Los pies se sentían pesados después de caminar dos semanas en medio de matorrales y brechas centroamericanas. Antonie y su hermana salieron de Haití y no les importó viajar en la clandestinidad, en manos de coyotes, para llegar a la frontera de Baja California y pedir asilo en Estados Unidos.

El precio que pagaron fue alto: su joven hermana murió en el camino cuando sus pies resbalaron, cayó en un río, la arrastró la corriente y se ahogó. Hace meses, para que unos lleguen a Tijuana, otros tienen que morir.

Después del terremoto en Haití, en 2010, miles salieron para buscar una mejor calidad de vida. Migrar a Brasil se convirtió en una opción, aunque por poco tiempo.

“Cuando llegué, un pastor de una iglesia me ayudó, me dio trabajo; yo limpiaba la iglesia y tocaba el piano, pero el trabajo se acabó y por eso nos fuimos de ahí”, narra Antonie Felix Trevil.

Le dijo a su hermana, Michelle, una joven mulata de 25 años, que iba a comenzar el viaje: un trayecto de 3,000 kilómetros hasta una ciudad llamada Tijuana, la frontera mexicana con Estados Unidos.

Se organizaron con un grupo de 20 personas, todos haitianos; se sentirían seguros para defenderse entre ellos. Cinco países después sabrían que la cifra no hace la diferencia: fue inútil.
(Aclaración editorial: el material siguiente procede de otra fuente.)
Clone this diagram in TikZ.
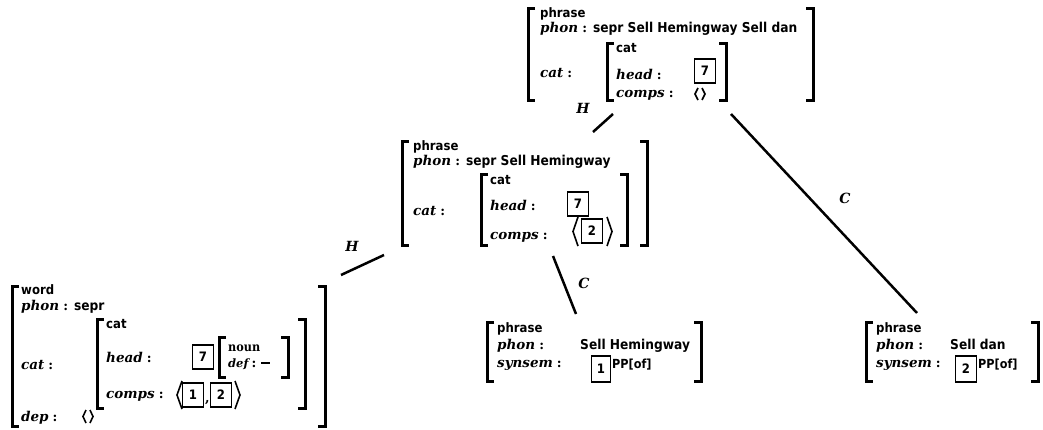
\documentclass[tikz,border=0pt]{standalone}
\usepackage{fontspec}
\usetikzlibrary{fit}

% fonts: bold italic feature names, heavy condensed sans values, bold roman atoms
\newfontfamily\attfont{DejaVu Serif}
\newfontfamily\valfont{DejaVu Sans Condensed}
\newfontfamily\romfont{DejaVu Serif Condensed}

\newcommand\att[1]{{\attfont\bfseries\itshape\fontsize{13.5}{16}\selectfont #1}}
\newcommand\val[1]{{\valfont\bfseries\fontsize{13.6}{16}\selectfont #1}}
\newcommand\typ[1]{{\valfont\bfseries\fontsize{13}{15}\selectfont #1}}
\newcommand\fsep{\hspace{4pt}:\hspace{6pt}}

\tikzset{
  txt/.style={anchor=base west, inner sep=0pt, font=\attfont\bfseries\fontsize{13}{15}\selectfont},
  avm/.style={inner sep=0pt, outer sep=0pt},
  brk/.style={line width=3pt, line join=miter},
  tagbox/.style={draw, line width=1.3pt, minimum width=21pt, minimum height=24pt,
                 inner sep=0pt, font=\valfont\bfseries\fontsize{13}{15}\selectfont},
  edge/.style={line width=2.5pt},
  elab/.style={font=\attfont\bfseries\itshape\fontsize{14}{16}\selectfont, inner sep=0pt},
  ang/.style={line width=1.6pt, line join=miter},
}

% square brackets round a feature structure node
\newcommand\avmbrackets[1]{%
  \draw[brk] ([xshift=7pt]#1.north west) -- (#1.north west) -- (#1.south west) -- ([xshift=7pt]#1.south west);
  \draw[brk] ([xshift=-7pt]#1.north east) -- (#1.north east) -- (#1.south east) -- ([xshift=-7pt]#1.south east);
}
% angle brackets: x, top, bottom, opening width
\newcommand\langbr[4]{\draw[ang] (#1+#4,#2) -- (#1,{(#2+#3)/2}) -- (#1+#4,#3);}
\newcommand\rangbr[4]{\draw[ang] (#1-#4,#2) -- (#1,{(#2+#3)/2}) -- (#1-#4,#3);}

\begin{document}
\begin{tikzpicture}[x=1pt, y=-1pt]
\useasboundingbox (0,0) rectangle (1043,430);

% ---------- mother phrase ----------
\node[avm, fit={(528,9) (813,101)}] (top) {};
\avmbrackets{top}
\node[txt] at (540,18) {\typ{phrase}};
\node[txt] at (540,33) {\att{phon}\fsep\val{sepr Sell Hemingway Sell dan}};
\node[txt] at (540,78) {\att{cat}\fsep};
\node[avm, fit={(607,44) (726,101)}] (topcat) {};
\avmbrackets{topcat}
\node[txt] at (616,53) {\typ{cat}};
\node[txt] at (616,80) {\att{head}\fsep};
\node[tagbox] (top7) at (705,71) {7};
\node[txt] at (616,98) {\att{comps}\fsep};
\langbr{695}{88}{100}{3}
\rangbr{705}{88}{100}{3}

% ---------- intermediate phrase ----------
\node[avm, fit={(402,142) (647,246)}] (mid) {};
\avmbrackets{mid}
\node[txt] at (413,151) {\typ{phrase}};
\node[txt] at (413,166) {\att{phon}\fsep\val{sepr Sell Hemingway}};
\node[txt] at (413,216) {\att{cat}\fsep};
\node[avm, fit={(481,175) (627,246)}] (midcat) {};
\avmbrackets{midcat}
\node[txt] at (490,185) {\typ{cat}};
\node[txt] at (490,211) {\att{head}\fsep};
\node[tagbox] (mid7) at (578,204) {7};
\node[txt] at (490,240) {\att{comps}\fsep};
\langbr{573}{217}{246}{5}
\node[tagbox, fill=white] (mid2) at (592,231) {2};
\rangbr{612}{217}{246}{5}

% ---------- head word ----------
\node[avm, fit={(12,286) (325,426)}] (word) {};
\avmbrackets{word}
\node[txt] at (21,294) {\typ{word}};
\node[txt] at (21,310) {\att{phon}\fsep\val{sepr}};
\node[txt] at (21,369) {\att{cat}\fsep};
\node[txt] at (21,421) {\att{dep}\fsep};
\langbr{83}{410}{423}{3}
\rangbr{93}{410}{423}{3}
\node[avm, fit={(97,319) (305,408)}] (wordcat) {};
\avmbrackets{wordcat}
\node[txt] at (106,328) {\typ{cat}};
\node[txt] at (106,362) {\att{head}\fsep};
\node[tagbox] (word7) at (203,357) {7};
\node[avm, fit={(219,337) (288,377)}] (noun) {};
\avmbrackets{noun}
\node[txt] at (228,351) {\romfont\bfseries\fontsize{12.5}{14}\selectfont noun};
\node[txt] at (228,367) {{\attfont\bfseries\itshape\fontsize{11.5}{13}\selectfont def}\hspace{3pt}:\hspace{5pt}\rule[3.5pt]{9pt}{1.8pt}};
\node[txt] at (106,398) {\att{comps}\fsep};
\langbr{177}{381}{409}{5}
\node[tagbox] (word1) at (193,395) {1};
\node[txt] at (205,402) {,};
\node[tagbox] (word2) at (221,395) {2};
\rangbr{240}{381}{409}{5}

% ---------- first complement ----------
\node[avm, fit={(487,322) (701,381)}] (comp1) {};
\avmbrackets{comp1}
\node[txt] at (497,332) {\typ{phrase}};
\node[txt] at (497,349) {\att{phon}\fsep};
\node[txt] at (580,349) {\val{Sell Hemingway}};
\node[txt] at (497,367) {\att{synsem}\fsep};
\node[tagbox, minimum width=19pt, minimum height=26pt] (c1tag) at (601,369) {1};
\node[txt] at (612,368) {\valfont\bfseries\fontsize{12.5}{14}\selectfont PP[of]};

% ---------- second complement ----------
\node[avm, fit={(866,322) (1038,381)}] (comp2) {};
\avmbrackets{comp2}
\node[txt] at (876,332) {\typ{phrase}};
\node[txt] at (876,349) {\att{phon}\fsep};
\node[txt] at (950,349) {\val{Sell dan}};
\node[txt] at (876,367) {\att{synsem}\fsep};
\node[tagbox, minimum width=21pt, minimum height=26pt] (c2tag) at (966,369) {2};
\node[txt] at (978,368) {\valfont\bfseries\fontsize{12.5}{14}\selectfont PP[of]};

% ---------- branches ----------
\coordinate (hA) at (613,114);  \coordinate (hB) at (593,132);
\coordinate (cA) at (731,114);  \coordinate (cB) at (917,313);
\coordinate (hC) at (384,255);  \coordinate (hD) at (341,275);
\coordinate (cC) at (553,256);  \coordinate (cD) at (576,314);
\draw[edge] (hA) -- (hB);
\draw[edge] (cA) -- (cB);
\draw[edge] (hC) -- (hD);
\draw[edge] (cC) -- (cD);
\node[elab] (lh1) at (583,108) {H};
\node[elab] (lc1) at (845,198) {C};
\node[elab] (lh2) at (352,246) {H};
\node[elab] (lc2) at (584,283) {C};
\end{tikzpicture}
\end{document}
“El camino para llegar a la frontera de México fue difícil, sobre todo en Nicaragua, donde pagamos a un guía 2,000 dólares para seguir hacia EU”, dijo con un gesto de molestia.

Caminaron dos semanas y dos días en zonas despobladas. “Mis pies estaban pesados, sentía que no podía seguir, pero había valor”, dice con firmeza. Pero los asaltos por los traficantes de personas, la fatiga, el hambre y la sed no serían lo peor…

En Colombia, su hermana caminaba al frente del grupo cuando encontraron un río. Escuchó gritos, eran de ella, y en aquel torrente pantanoso quedarían las últimas pisadas de la joven. “Murió”.